WHAT TO WORK ON:
Transcribe all of the material exactly. Any picture in it should be left out.
-------- STORED DATA --------
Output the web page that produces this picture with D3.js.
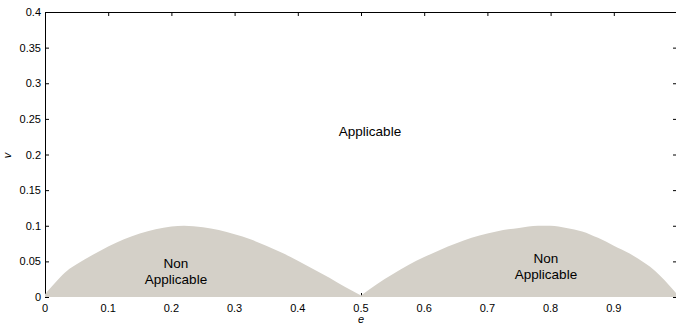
<!DOCTYPE html>
<html>
<head>
<meta charset="utf-8">
<script src="https://cdn.jsdelivr.net/npm/d3@7"></script>
<style>
  html, body { margin: 0; padding: 0; background: #fff; }
  svg { display: block; font-family: "Liberation Sans", Arial, sans-serif; }
</style>
</head>
<body>
<svg id="chart" width="676" height="326"></svg>
<script>
// Boundary of the non-applicable region, v as a function of e
const leftE  = [0, 0.01, 0.02, 0.035, 0.05, 0.075, 0.1, 0.125, 0.15, 0.175, 0.2, 0.22, 0.25, 0.275, 0.3, 0.325, 0.35, 0.375, 0.4, 0.425, 0.45, 0.475, 0.5];
const leftV  = [0.004, 0.014, 0.024, 0.037, 0.046, 0.059, 0.071, 0.081, 0.089, 0.095, 0.099, 0.1, 0.098, 0.094, 0.088, 0.081, 0.072, 0.062, 0.051, 0.039, 0.027, 0.014, 0.002];
const rightE = [0.5, 0.525, 0.55, 0.575, 0.6, 0.625, 0.65, 0.675, 0.7, 0.725, 0.75, 0.78, 0.8, 0.825, 0.85, 0.875, 0.9, 0.925, 0.95, 0.965, 0.98, 0.99, 1.0];
const rightV = [0.002, 0.018, 0.032, 0.045, 0.056, 0.066, 0.075, 0.083, 0.089, 0.094, 0.097, 0.1, 0.1, 0.097, 0.092, 0.083, 0.072, 0.061, 0.047, 0.037, 0.024, 0.014, 0.004];

const xTicks = [0, 0.1, 0.2, 0.3, 0.4, 0.5, 0.6, 0.7, 0.8, 0.9];
const yTicks = [0, 0.05, 0.1, 0.15, 0.2, 0.25, 0.3, 0.35, 0.4];

const svg = d3.select("#chart");
const x = d3.scaleLinear().domain([0, 1]).range([45, 677]);
const y = d3.scaleLinear().domain([0, 0.4]).range([297, 12]);
const tickLen = 4;
const fmt = d => d === 0 ? "0" : String(d);

// Inward ticks on all four sides
const frame = svg.append("g");
frame.append("g")
  .attr("transform", `translate(0,${y(0)})`)
  .call(d3.axisTop(x).tickValues(xTicks).tickSize(tickLen).tickFormat(""))
  .call(g => g.select(".domain").remove());
frame.append("g")
  .attr("transform", `translate(0,${y(0.4)})`)
  .call(d3.axisBottom(x).tickValues(xTicks).tickSize(tickLen).tickFormat("").tickSizeOuter(0))
  .call(g => g.select(".domain").attr("d", `M${x(0)},0.5H676`));
frame.append("g")
  .attr("transform", `translate(${x(0)},0)`)
  .call(d3.axisRight(y).tickValues(yTicks).tickSize(tickLen).tickFormat("").tickSizeOuter(0))
  .call(g => g.select(".domain").attr("d", `M0.5,${y(0.4)}V${y(0)}`));
frame.append("g")
  .attr("transform", `translate(${x(1)},0)`)
  .call(d3.axisLeft(y).tickValues(yTicks).tickSize(tickLen).tickFormat("").tickSizeOuter(0));
frame.selectAll("line, path").attr("stroke", "#000");

// Filled non-applicable regions
const area = d3.area()
  .curve(d3.curveMonotoneX)
  .x(d => x(d[0]))
  .y0(y(0))
  .y1(d => y(d[1]));
const fill = "#d4d0c8";
svg.append("path").datum(d3.zip(leftE, leftV)).attr("d", area).attr("fill", fill);
svg.append("path").datum(d3.zip(rightE, rightV)).attr("d", area).attr("fill", fill);

// Tick labels
svg.append("g").selectAll("text").data(xTicks).join("text")
  .attr("x", d => x(d)).attr("y", 312)
  .attr("text-anchor", "middle").attr("font-size", 11).attr("fill", "#000")
  .text(fmt);
svg.append("g").selectAll("text").data(yTicks).join("text")
  .attr("x", 41).attr("y", d => y(d) + 4)
  .attr("text-anchor", "end").attr("font-size", 11).attr("fill", "#000")
  .text(fmt);

// Axis titles
svg.append("text").attr("x", x(0.5)).attr("y", 323)
  .attr("text-anchor", "middle").attr("font-size", 11).attr("font-style", "italic")
  .text("e");
svg.append("text")
  .attr("transform", `translate(11,${y(0.2) + 1}) rotate(-90)`)
  .attr("text-anchor", "middle").attr("font-size", 11).attr("font-style", "italic")
  .text("v");

// Region labels
const lab = (cx, cy, lines) => {
  const t = svg.append("text").attr("text-anchor", "middle").attr("font-size", 13.5).attr("fill", "#000");
  lines.forEach((s, i) => t.append("tspan").attr("x", cx).attr("y", cy + i * 15.5).text(s));
};
lab(370, 136, ["Applicable"]);
lab(176, 268, ["Non", "Applicable"]);
lab(546, 263, ["Non", "Applicable"]);
</script>
</body>
</html>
--------
SOLUTION FOR THIS EXERCISE:
Output the web page that produces this picture with D3.js.
<!DOCTYPE html>
<html>
<head>
<meta charset="utf-8">
<script src="https://cdn.jsdelivr.net/npm/d3@7"></script>
<style>
  html, body { margin: 0; padding: 0; background: #fff; }
  svg { display: block; font-family: "Liberation Sans", Arial, sans-serif; }
</style>
</head>
<body>
<svg id="chart" width="676" height="326"></svg>
<script>
// Boundary of the non-applicable region, v as a function of e
const leftE  = [0, 0.01, 0.02, 0.035, 0.05, 0.075, 0.1, 0.125, 0.15, 0.175, 0.2, 0.22, 0.25, 0.275, 0.3, 0.325, 0.35, 0.375, 0.4, 0.425, 0.45, 0.475, 0.5];
const leftV  = [0.004, 0.014, 0.024, 0.037, 0.046, 0.059, 0.071, 0.081, 0.089, 0.095, 0.099, 0.1, 0.098, 0.094, 0.088, 0.081, 0.072, 0.062, 0.051, 0.039, 0.027, 0.014, 0.002];
const rightE = [0.5, 0.525, 0.55, 0.575, 0.6, 0.625, 0.65, 0.675, 0.7, 0.725, 0.75, 0.78, 0.8, 0.825, 0.85, 0.875, 0.9, 0.925, 0.95, 0.965, 0.98, 0.99, 1.0];
const rightV = [0.002, 0.018, 0.032, 0.045, 0.056, 0.066, 0.075, 0.083, 0.089, 0.094, 0.097, 0.1, 0.1, 0.097, 0.092, 0.083, 0.072, 0.061, 0.047, 0.037, 0.024, 0.014, 0.004];

const xTicks = [0, 0.1, 0.2, 0.3, 0.4, 0.5, 0.6, 0.7, 0.8, 0.9];
const yTicks = [0, 0.05, 0.1, 0.15, 0.2, 0.25, 0.3, 0.35, 0.4];

const svg = d3.select("#chart");
const x = d3.scaleLinear().domain([0, 1]).range([45, 677]);
const y = d3.scaleLinear().domain([0, 0.4]).range([297, 12]);
const tickLen = 4;
const fmt = d => d === 0 ? "0" : String(d);

// Inward ticks on all four sides
const frame = svg.append("g");
frame.append("g")
  .attr("transform", `translate(0,${y(0)})`)
  .call(d3.axisTop(x).tickValues(xTicks).tickSize(tickLen).tickFormat(""))
  .call(g => g.select(".domain").remove());
frame.append("g")
  .attr("transform", `translate(0,${y(0.4)})`)
  .call(d3.axisBottom(x).tickValues(xTicks).tickSize(tickLen).tickFormat("").tickSizeOuter(0))
  .call(g => g.select(".domain").attr("d", `M${x(0)},0.5H676`));
frame.append("g")
  .attr("transform", `translate(${x(0)},0)`)
  .call(d3.axisRight(y).tickValues(yTicks).tickSize(tickLen).tickFormat("").tickSizeOuter(0))
  .call(g => g.select(".domain").attr("d", `M0.5,${y(0.4)}V${y(0)}`));
frame.append("g")
  .attr("transform", `translate(${x(1)},0)`)
  .call(d3.axisLeft(y).tickValues(yTicks).tickSize(tickLen).tickFormat("").tickSizeOuter(0));
frame.selectAll("line, path").attr("stroke", "#000");

// Filled non-applicable regions
const area = d3.area()
  .curve(d3.curveMonotoneX)
  .x(d => x(d[0]))
  .y0(y(0))
  .y1(d => y(d[1]));
const fill = "#d4d0c8";
svg.append("path").datum(d3.zip(leftE, leftV)).attr("d", area).attr("fill", fill);
svg.append("path").datum(d3.zip(rightE, rightV)).attr("d", area).attr("fill", fill);

// Tick labels
svg.append("g").selectAll("text").data(xTicks).join("text")
  .attr("x", d => x(d)).attr("y", 312)
  .attr("text-anchor", "middle").attr("font-size", 11).attr("fill", "#000")
  .text(fmt);
svg.append("g").selectAll("text").data(yTicks).join("text")
  .attr("x", 41).attr("y", d => y(d) + 4)
  .attr("text-anchor", "end").attr("font-size", 11).attr("fill", "#000")
  .text(fmt);

// Axis titles
svg.append("text").attr("x", x(0.5)).attr("y", 323)
  .attr("text-anchor", "middle").attr("font-size", 11).attr("font-style", "italic")
  .text("e");
svg.append("text")
  .attr("transform", `translate(11,${y(0.2) + 1}) rotate(-90)`)
  .attr("text-anchor", "middle").attr("font-size", 11).attr("font-style", "italic")
  .text("v");

// Region labels
const lab = (cx, cy, lines) => {
  const t = svg.append("text").attr("text-anchor", "middle").attr("font-size", 13.5).attr("fill", "#000");
  lines.forEach((s, i) => t.append("tspan").attr("x", cx).attr("y", cy + i * 15.5).text(s));
};
lab(370, 136, ["Applicable"]);
lab(176, 268, ["Non", "Applicable"]);
lab(546, 263, ["Non", "Applicable"]);
</script>
</body>
</html>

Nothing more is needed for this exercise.